Dass der letzte Kick für die Story dann meist noch fehlt, ist allen bewusst. Doch was soll man machen in diesen Zeiten asthmatischer Vertragslaufzeiten und Bewilligungsperioden? Und so wird der richtige Zeitpunkt für ein Paper heute umso stärker durch Karrierezugzwänge und hektische Antragsrhythmen vorgegeben – statt durch die Zeit, die ein Projekt einfach braucht, um es sauber und überlegt zu einem starken Ende zu bringen.

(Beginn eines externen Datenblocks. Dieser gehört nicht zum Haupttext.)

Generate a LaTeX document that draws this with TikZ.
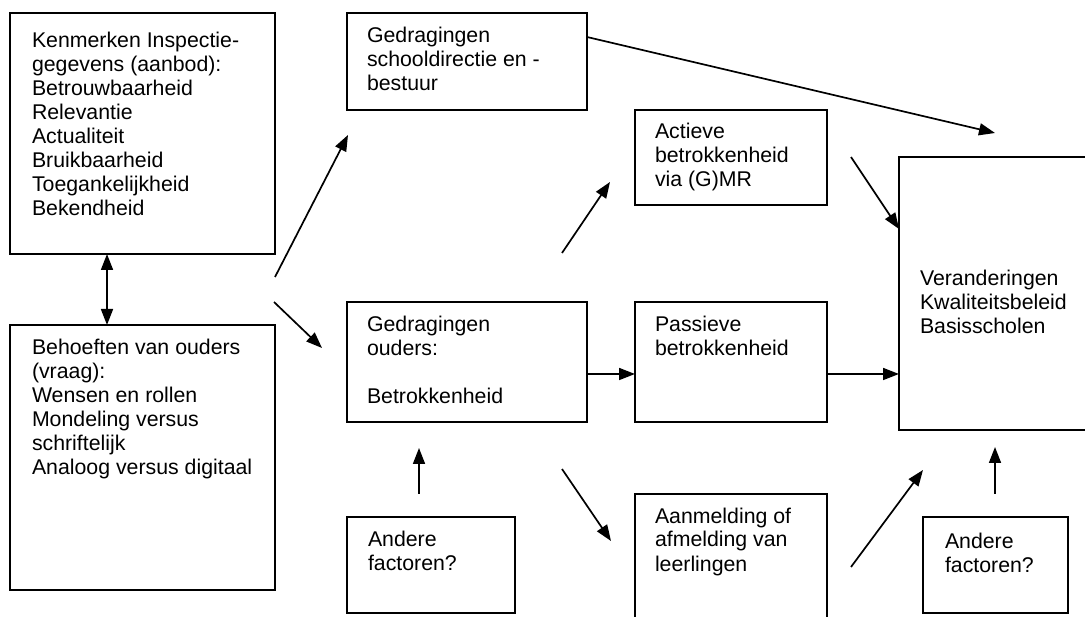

Unter dem Druck verzichtet man also schweren Herzens auf das „starke Ende“. Vielmehr nimmt man die Daten, die man bis dahin hat, und verpackt sie wortgewaltig, so gut es geht. Dies durchaus mit schalem Geschmack im Mund, was hätte man mit etwas mehr Zeit schließlich für ein Paper machen können… Aber egal, jetzt zählt vor allem, dass die Gutachter das Ding irgendwie akzeptieren – und zur richtigen Zeit ein Paper mehr in Antrag oder CV steht.

Sicherlich auch ein Grund, weswegen immer mehr und immer schneller publiziert wird. Und auch, warum immer schlechter.